### [Exercise instructions]
Take the listing from its first line through the line that contains "x = np.linspace(-15, 20, 141)" and please retype those lines exactly, leaving out the pictures.

--- start of Recorded data ---

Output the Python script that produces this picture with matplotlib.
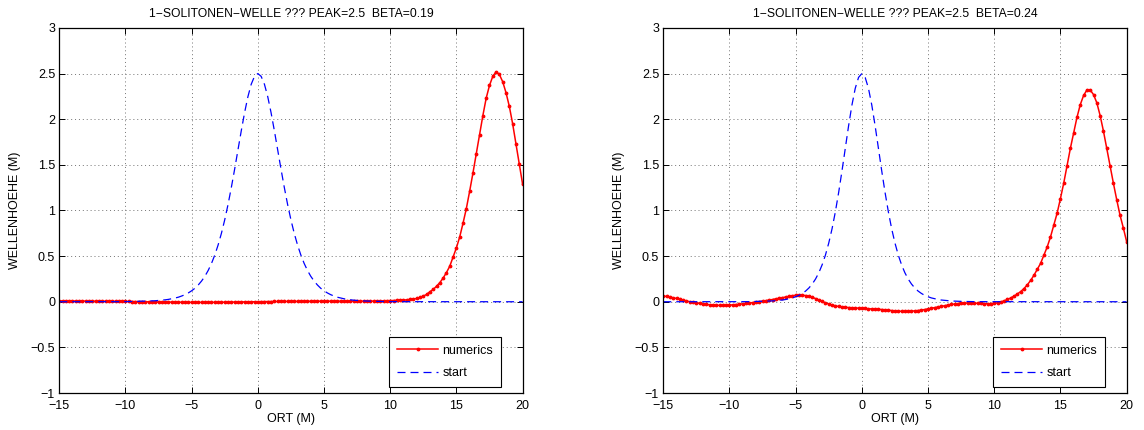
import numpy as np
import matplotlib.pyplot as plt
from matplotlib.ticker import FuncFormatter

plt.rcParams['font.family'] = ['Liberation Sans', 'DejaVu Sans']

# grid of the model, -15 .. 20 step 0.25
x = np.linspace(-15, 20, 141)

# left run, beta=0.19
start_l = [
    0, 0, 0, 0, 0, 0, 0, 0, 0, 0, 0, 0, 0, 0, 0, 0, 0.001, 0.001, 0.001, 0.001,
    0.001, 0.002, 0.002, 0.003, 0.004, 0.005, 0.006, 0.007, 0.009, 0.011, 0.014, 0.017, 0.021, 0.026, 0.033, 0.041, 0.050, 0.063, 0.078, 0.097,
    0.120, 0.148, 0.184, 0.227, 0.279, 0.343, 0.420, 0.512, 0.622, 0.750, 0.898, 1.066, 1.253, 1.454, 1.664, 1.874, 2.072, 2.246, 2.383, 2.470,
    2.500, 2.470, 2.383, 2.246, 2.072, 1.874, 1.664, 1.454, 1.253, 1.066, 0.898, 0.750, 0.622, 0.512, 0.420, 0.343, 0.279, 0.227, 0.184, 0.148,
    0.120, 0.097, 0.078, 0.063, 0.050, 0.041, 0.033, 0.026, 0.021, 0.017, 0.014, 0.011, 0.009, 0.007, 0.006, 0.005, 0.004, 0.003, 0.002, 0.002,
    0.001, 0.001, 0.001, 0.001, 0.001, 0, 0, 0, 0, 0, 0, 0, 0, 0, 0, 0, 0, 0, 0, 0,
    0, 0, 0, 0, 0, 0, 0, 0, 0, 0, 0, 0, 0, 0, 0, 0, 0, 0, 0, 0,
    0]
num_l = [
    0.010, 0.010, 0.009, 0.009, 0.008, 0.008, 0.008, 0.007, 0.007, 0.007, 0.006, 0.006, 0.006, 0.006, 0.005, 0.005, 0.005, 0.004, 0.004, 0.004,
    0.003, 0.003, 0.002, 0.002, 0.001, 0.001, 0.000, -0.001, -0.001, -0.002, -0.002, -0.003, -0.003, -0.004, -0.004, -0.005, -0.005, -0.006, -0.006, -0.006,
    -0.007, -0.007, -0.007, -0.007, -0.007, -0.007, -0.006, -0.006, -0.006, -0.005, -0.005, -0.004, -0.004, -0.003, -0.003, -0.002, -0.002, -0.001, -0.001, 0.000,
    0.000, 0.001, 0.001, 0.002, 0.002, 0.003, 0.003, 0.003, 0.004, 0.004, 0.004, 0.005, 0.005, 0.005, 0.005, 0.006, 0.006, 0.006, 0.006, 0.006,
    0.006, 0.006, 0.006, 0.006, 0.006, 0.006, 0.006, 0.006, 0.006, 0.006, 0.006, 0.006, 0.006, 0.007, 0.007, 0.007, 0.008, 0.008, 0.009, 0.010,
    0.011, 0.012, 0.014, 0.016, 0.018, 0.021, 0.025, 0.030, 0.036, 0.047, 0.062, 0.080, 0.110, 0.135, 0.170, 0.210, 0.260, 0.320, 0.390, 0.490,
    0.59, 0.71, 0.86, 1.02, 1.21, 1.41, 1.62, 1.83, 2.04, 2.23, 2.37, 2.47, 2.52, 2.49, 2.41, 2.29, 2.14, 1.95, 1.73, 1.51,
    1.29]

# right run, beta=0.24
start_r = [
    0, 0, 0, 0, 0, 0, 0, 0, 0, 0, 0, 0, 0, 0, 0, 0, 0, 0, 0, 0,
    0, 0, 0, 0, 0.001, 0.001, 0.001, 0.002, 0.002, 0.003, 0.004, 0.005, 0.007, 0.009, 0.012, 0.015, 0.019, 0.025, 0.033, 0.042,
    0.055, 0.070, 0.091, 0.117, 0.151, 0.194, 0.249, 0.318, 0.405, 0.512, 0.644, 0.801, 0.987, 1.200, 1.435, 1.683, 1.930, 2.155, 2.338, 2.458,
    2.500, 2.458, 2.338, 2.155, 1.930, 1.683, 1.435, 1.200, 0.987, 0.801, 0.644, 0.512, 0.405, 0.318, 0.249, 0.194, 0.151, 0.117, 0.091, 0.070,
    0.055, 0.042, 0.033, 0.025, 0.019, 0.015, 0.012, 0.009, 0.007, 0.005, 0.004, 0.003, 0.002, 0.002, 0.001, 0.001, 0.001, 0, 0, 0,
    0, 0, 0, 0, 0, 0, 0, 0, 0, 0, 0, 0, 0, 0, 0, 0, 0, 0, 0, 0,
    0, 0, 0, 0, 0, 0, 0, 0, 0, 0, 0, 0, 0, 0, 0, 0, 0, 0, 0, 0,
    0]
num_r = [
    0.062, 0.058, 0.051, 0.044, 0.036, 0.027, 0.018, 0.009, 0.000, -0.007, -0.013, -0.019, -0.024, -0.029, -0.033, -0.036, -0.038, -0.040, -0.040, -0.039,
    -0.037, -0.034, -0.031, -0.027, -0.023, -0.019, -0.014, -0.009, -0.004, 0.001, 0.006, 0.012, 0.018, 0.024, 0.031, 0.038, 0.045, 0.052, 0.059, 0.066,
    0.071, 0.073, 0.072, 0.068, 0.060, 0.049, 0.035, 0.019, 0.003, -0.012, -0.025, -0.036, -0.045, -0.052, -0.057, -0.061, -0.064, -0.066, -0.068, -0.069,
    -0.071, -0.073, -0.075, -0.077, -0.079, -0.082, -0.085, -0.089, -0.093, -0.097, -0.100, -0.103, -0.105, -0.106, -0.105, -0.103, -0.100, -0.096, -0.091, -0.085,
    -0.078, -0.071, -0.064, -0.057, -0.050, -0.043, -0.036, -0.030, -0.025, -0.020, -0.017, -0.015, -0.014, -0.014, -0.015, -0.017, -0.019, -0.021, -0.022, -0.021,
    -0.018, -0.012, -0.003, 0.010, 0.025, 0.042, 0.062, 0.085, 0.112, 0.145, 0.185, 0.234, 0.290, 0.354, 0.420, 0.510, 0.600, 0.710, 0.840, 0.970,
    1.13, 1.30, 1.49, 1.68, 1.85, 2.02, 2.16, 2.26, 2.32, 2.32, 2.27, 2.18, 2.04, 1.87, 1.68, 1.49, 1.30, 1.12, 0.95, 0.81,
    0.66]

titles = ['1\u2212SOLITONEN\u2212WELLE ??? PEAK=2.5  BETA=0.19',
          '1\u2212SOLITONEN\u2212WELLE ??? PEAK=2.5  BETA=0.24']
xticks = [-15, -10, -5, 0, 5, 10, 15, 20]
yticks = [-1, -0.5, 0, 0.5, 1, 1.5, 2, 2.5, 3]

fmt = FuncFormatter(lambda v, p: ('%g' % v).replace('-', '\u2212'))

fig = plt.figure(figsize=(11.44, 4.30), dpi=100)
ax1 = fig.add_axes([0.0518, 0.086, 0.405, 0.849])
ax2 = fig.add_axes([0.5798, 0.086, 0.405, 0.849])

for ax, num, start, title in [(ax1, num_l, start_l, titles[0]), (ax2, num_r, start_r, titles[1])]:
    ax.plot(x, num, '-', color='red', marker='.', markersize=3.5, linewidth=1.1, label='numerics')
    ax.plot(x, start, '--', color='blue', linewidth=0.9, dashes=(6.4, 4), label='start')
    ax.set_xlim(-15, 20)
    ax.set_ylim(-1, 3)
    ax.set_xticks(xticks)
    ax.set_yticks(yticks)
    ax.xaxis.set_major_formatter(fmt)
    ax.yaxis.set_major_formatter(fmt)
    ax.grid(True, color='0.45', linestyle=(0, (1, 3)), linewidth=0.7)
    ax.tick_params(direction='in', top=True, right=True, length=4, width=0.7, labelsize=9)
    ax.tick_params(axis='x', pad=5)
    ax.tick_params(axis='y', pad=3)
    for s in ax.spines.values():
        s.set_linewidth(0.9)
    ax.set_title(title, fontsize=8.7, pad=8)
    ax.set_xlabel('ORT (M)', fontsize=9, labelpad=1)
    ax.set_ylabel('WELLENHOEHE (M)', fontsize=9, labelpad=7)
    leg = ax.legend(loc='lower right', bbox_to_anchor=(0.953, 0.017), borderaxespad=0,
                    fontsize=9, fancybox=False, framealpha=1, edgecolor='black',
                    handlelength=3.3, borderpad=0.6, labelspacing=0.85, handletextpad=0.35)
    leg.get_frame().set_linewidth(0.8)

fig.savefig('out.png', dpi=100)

--- end of Recorded data ---

### [Correct answer]
Output the Python script that produces this picture with matplotlib.
import numpy as np
import matplotlib.pyplot as plt
from matplotlib.ticker import FuncFormatter

plt.rcParams['font.family'] = ['Liberation Sans', 'DejaVu Sans']

# grid of the model, -15 .. 20 step 0.25
x = np.linspace(-15, 20, 141)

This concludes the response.